When called, Nelnet basically said too bad for you.  Pay the extra interest, our system was working right so we didn't take your payment but you are responsibe for the extra interest.

How many people did they do this to?  How much extra money did they make?  Had they notified me, I could have even snailed mailed the payment.  Maybe this should be a class action lawsuit!

 

1 Updates & Rebuttals


SLinsider

Lincoln,
Nebraska,

No such thing as extra interest

#2UPDATE Employee

Mon, December 22, 2014

 If there was a change to your auto-debiting system and it failed, even if you were past due when you caught those payments up, federal loans have simple interest. There's no such thing as extra interest. The interest you naturally accrue is kept seperate from the loans. If you caught it up, your normal monthly payments would have satisfied it, just not all at once.

NOW, if you used forbearance time to bring the account current instead of catching up the past due payments, that's a different story. You are then not satisfying the interest you naturally accrued on the loans and that still has to be satisfied, since it is a loan. When using a forbearance those missing payments and the unsatisfied interest become principal. That interest is now part of the loan and will accrue it's own interest since it is now principal. It's why we usually advise against it.

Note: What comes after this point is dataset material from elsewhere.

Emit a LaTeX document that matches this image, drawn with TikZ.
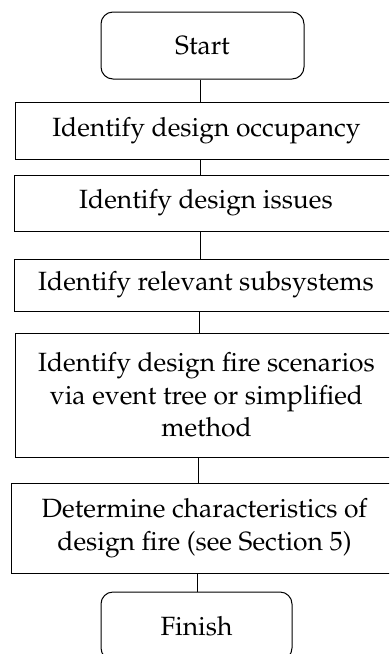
\documentclass[tikz,border=0pt]{standalone}
\usepackage[T1]{fontenc}
\usepackage{mathpazo}
\begin{document}
\begin{tikzpicture}[x=1pt,y=-1pt,
  box/.style={draw, line width=1pt, inner sep=0pt, align=center,
    font=\fontsize{26.4}{32.5}\selectfont},
  term/.style={box, rounded corners=12pt},
  link/.style={line width=1pt}]
\useasboundingbox (0,0) rectangle (389,654);
\clip (0,0) rectangle (389,654);
\node[term, minimum width=203pt, minimum height=67pt] (start) at (202.5,45.5) {Start};
\node[box, minimum width=383pt, minimum height=57pt] (b1) at (206.5,130.5) {Identify design occupancy};
\node[box, minimum width=384pt, minimum height=56pt] (b2) at (206,203) {Identify design issues};
\node[box, minimum width=384pt, minimum height=52pt] (b3) at (206,285) {Identify relevant subsystems};
\node[box, minimum width=383pt, minimum height=124pt] (b4) at (206.5,395) {Identify design fire scenarios\\via event tree or simplified\\method};
\node[box, minimum width=387pt, minimum height=90pt] (b5) at (204.5,528) {Determine characteristics of\\design fire (see Section 5)};
\node[term, minimum width=191pt, minimum height=68pt] (finish) at (196.5,626) {Finish};
\draw[link] ([xshift=-2.5pt]start.south) -- ([xshift=-2.5pt]start.south |- b1.north);
\draw[link] ([xshift=-6.5pt]b1.south) -- ([xshift=-6.5pt]b1.south |- b2.north);
\draw[link] ([xshift=-6pt]b2.south) -- ([xshift=-6pt]b2.south |- b3.north);
\draw[link] ([xshift=-7pt]b3.south) -- ([xshift=-7pt]b3.south |- b4.north);
\draw[link] ([xshift=-8.5pt]b4.south) -- ([xshift=-8.5pt]b4.south |- b5.north);
\draw[link] ([xshift=0.5pt]finish.north |- b5.south) -- ([xshift=0.5pt]finish.north);
\end{tikzpicture}
\end{document}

As for your auto-debitor no longer working (as to why it stopped, it could do that for a variety of reasons such as you went back to school, used a deferment (basically payments due stopped) or you changed banks). We can let you know one of two ways based on how you requested corresponce from your federal loan servicers when you originally took out the loans or how you updated that on Studentloans.gov on the preference page. Basically either by email (which you can log into your online account at any time whether or not we send you one montly) or by paper statement in the mail. We also start calling the numbers on the account when your loan hits 31 days past due (and sometimes earlier!). That's why it's so important to keep your contact information up to date with us.